On the question of whether OCD can lead to early dementia, in 2021, researchers at the Veterans General Hospital in Taipei, China, found that “people with OCD have an increased risk of developing dementias (such as Alzheimer’s disease and vascular dementia),” and published their findings in the Journal of Clinical Psychiatry.
Using a large insurance database in Taiwan, the researchers identified people over the age of 45 who had been diagnosed with OCD by psychiatrists and had no history of dementia before their diagnosis, and each OCD patient was compared with 10 non-OCD patients.
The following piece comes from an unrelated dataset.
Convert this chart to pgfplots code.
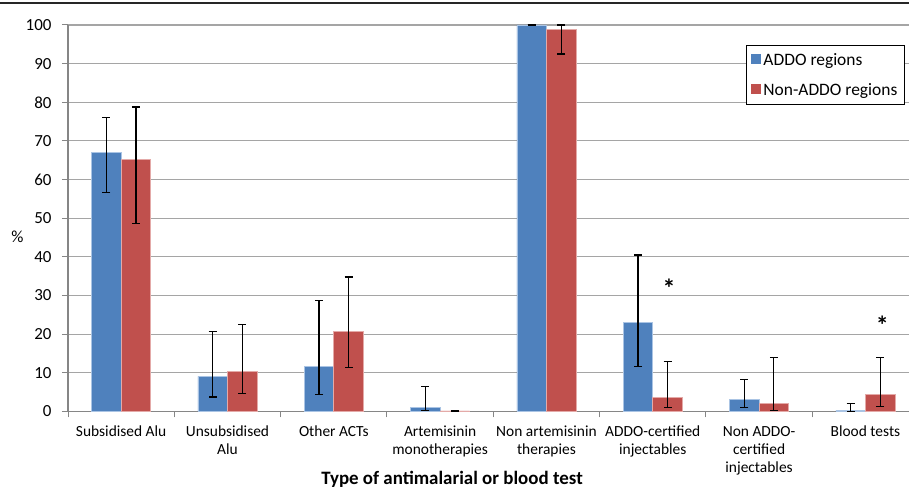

The final study included 1,347 people with OCD and 13,470 matched control participants.
After controlling for potentially confounding variables, including age, sex, other diseases, income level, and urbanization, the analysis revealed that during the follow-up period:
1.7 percent of people with OCD developed Alzheimer’s disease, compared with 0.1 percent of the control group;
Vascular dementia occurred in 1.1 percent of the OCD patients, compared with 0.2 percent of the control group;
And 3.6 percent of the OCD patients developed dementia with uncertainty, compared with 0.5 percent of the control group.
People with OCD were more than four times as likely to develop dementia.
Male OCD patients were more likely to develop Alzheimer’s disease;
Women with OCD are more likely to develop vascular dementia;
This pattern is the opposite of what would be expected in the general population.
In addition, people with OCD were diagnosed with dementia about six years earlier than people without OCD, and early-onset dementia (onset earlier than age 65) was more common in people with OCD.
If this finding is confirmed in other studies, it would be logical to elucidate the mechanisms underlying the relationship between OCD and dementia, the findings argue.